▸ Description of the task
Everything from the line with "What TikZ code" through the line with "width=182pt,text width=124pt,align=left] (bi)" should be repeated exactly, both of those lines included, and nothing else.

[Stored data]

** START **

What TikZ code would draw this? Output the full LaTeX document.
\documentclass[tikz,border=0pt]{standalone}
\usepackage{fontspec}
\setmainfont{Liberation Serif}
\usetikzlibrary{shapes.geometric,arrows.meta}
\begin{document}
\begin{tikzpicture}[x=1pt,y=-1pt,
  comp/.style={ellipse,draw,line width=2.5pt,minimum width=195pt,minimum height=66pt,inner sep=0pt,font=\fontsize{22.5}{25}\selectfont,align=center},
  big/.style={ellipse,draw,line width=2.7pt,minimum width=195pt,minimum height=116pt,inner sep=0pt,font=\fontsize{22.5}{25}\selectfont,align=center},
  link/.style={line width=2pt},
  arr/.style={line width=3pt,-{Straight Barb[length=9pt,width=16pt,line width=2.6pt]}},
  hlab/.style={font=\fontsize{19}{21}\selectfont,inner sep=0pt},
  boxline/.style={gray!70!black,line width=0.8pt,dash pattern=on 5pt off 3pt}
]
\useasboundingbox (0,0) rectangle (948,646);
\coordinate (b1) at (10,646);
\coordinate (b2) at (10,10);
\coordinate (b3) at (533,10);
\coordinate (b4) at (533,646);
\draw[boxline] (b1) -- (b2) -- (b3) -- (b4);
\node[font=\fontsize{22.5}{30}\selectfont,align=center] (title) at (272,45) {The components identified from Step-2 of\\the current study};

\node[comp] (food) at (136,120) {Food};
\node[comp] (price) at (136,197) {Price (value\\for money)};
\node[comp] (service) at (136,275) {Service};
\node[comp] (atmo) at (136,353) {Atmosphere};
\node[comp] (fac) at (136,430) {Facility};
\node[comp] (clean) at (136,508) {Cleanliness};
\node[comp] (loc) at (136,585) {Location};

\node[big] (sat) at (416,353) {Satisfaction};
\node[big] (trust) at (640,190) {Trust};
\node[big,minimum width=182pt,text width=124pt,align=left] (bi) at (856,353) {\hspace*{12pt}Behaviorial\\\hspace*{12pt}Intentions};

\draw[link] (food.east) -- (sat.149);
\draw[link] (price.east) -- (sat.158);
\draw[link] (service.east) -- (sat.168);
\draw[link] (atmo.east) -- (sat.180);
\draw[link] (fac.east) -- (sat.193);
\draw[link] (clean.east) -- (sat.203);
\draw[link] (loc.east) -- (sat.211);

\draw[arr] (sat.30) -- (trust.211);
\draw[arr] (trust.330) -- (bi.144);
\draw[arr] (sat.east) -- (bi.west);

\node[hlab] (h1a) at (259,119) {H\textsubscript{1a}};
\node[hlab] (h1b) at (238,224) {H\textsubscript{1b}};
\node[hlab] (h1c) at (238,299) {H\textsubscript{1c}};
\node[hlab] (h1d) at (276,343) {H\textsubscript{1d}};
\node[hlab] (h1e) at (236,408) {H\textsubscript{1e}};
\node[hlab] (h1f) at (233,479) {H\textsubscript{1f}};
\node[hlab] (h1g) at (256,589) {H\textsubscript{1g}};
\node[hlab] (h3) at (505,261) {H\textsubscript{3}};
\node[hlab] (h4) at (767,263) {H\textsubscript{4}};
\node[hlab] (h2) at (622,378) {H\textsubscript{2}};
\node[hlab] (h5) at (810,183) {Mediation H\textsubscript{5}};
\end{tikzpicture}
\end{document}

** END **
** START **

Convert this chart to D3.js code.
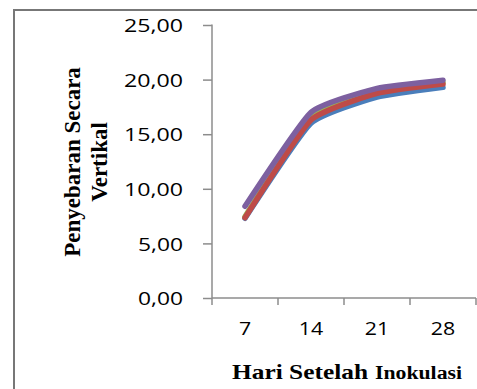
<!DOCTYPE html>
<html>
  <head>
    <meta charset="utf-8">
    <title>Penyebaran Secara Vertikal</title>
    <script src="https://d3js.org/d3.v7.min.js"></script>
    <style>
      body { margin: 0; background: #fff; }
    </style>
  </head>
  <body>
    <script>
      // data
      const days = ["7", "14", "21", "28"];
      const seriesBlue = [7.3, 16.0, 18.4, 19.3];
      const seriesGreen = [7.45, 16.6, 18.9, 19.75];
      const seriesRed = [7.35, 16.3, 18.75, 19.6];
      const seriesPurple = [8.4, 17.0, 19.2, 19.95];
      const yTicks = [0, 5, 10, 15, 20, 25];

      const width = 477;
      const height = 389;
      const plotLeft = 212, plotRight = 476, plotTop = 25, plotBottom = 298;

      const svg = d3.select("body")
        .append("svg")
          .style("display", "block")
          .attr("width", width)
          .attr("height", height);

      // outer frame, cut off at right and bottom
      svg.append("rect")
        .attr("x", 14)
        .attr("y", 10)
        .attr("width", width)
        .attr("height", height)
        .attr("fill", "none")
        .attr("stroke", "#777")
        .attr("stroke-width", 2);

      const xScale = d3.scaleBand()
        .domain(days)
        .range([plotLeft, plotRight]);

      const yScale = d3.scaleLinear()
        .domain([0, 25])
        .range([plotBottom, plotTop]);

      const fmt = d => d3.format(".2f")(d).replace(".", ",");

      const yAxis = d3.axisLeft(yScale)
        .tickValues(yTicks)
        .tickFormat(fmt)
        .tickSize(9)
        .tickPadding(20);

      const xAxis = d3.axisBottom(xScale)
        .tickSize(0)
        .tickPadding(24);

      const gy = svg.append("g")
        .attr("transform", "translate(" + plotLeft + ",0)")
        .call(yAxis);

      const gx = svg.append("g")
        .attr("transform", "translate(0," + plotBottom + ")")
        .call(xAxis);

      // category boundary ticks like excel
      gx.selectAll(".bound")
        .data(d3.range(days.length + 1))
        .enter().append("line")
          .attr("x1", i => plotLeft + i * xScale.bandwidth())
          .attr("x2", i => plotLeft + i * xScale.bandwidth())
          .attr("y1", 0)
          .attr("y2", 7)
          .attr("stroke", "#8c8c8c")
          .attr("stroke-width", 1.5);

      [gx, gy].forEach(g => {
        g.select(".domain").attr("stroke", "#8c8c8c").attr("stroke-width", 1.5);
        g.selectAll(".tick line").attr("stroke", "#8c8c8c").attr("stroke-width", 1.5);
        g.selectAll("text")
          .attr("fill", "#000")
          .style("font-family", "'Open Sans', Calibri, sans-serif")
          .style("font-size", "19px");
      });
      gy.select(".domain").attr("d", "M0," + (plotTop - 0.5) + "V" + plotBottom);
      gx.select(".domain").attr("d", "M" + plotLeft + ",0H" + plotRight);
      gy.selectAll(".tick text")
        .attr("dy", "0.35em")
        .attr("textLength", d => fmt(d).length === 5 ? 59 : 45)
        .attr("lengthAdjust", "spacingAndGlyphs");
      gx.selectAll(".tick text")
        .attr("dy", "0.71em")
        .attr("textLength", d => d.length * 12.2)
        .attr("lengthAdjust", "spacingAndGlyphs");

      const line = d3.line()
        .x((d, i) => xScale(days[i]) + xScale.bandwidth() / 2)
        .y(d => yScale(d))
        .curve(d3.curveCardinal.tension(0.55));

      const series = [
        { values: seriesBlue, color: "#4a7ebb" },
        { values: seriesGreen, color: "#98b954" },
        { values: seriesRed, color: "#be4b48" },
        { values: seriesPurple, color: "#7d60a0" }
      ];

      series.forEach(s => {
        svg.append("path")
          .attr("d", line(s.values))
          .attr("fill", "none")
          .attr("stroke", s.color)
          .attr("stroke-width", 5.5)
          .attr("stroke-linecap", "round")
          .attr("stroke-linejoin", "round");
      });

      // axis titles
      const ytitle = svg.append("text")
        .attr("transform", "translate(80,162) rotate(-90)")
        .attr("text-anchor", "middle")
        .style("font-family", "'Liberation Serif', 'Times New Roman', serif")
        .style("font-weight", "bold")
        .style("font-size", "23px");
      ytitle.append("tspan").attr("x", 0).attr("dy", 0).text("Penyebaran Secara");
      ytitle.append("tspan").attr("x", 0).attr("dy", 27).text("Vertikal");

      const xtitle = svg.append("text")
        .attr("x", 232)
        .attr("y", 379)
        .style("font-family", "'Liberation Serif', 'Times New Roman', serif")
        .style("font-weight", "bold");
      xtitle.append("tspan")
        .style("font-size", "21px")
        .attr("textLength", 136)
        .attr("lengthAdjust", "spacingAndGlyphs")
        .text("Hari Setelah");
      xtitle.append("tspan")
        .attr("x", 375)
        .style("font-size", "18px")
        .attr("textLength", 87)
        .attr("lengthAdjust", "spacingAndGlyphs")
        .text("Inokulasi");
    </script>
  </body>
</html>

** END **

▸ Written reply
What TikZ code would draw this? Output the full LaTeX document.
\documentclass[tikz,border=0pt]{standalone}
\usepackage{fontspec}
\setmainfont{Liberation Serif}
\usetikzlibrary{shapes.geometric,arrows.meta}
\begin{document}
\begin{tikzpicture}[x=1pt,y=-1pt,
  comp/.style={ellipse,draw,line width=2.5pt,minimum width=195pt,minimum height=66pt,inner sep=0pt,font=\fontsize{22.5}{25}\selectfont,align=center},
  big/.style={ellipse,draw,line width=2.7pt,minimum width=195pt,minimum height=116pt,inner sep=0pt,font=\fontsize{22.5}{25}\selectfont,align=center},
  link/.style={line width=2pt},
  arr/.style={line width=3pt,-{Straight Barb[length=9pt,width=16pt,line width=2.6pt]}},
  hlab/.style={font=\fontsize{19}{21}\selectfont,inner sep=0pt},
  boxline/.style={gray!70!black,line width=0.8pt,dash pattern=on 5pt off 3pt}
]
\useasboundingbox (0,0) rectangle (948,646);
\coordinate (b1) at (10,646);
\coordinate (b2) at (10,10);
\coordinate (b3) at (533,10);
\coordinate (b4) at (533,646);
\draw[boxline] (b1) -- (b2) -- (b3) -- (b4);
\node[font=\fontsize{22.5}{30}\selectfont,align=center] (title) at (272,45) {The components identified from Step-2 of\\the current study};

\node[comp] (food) at (136,120) {Food};
\node[comp] (price) at (136,197) {Price (value\\for money)};
\node[comp] (service) at (136,275) {Service};
\node[comp] (atmo) at (136,353) {Atmosphere};
\node[comp] (fac) at (136,430) {Facility};
\node[comp] (clean) at (136,508) {Cleanliness};
\node[comp] (loc) at (136,585) {Location};

\node[big] (sat) at (416,353) {Satisfaction};
\node[big] (trust) at (640,190) {Trust};
\node[big,minimum width=182pt,text width=124pt,align=left] (bi) at (856,353) {\hspace*{12pt}Behaviorial\\\hspace*{12pt}Intentions};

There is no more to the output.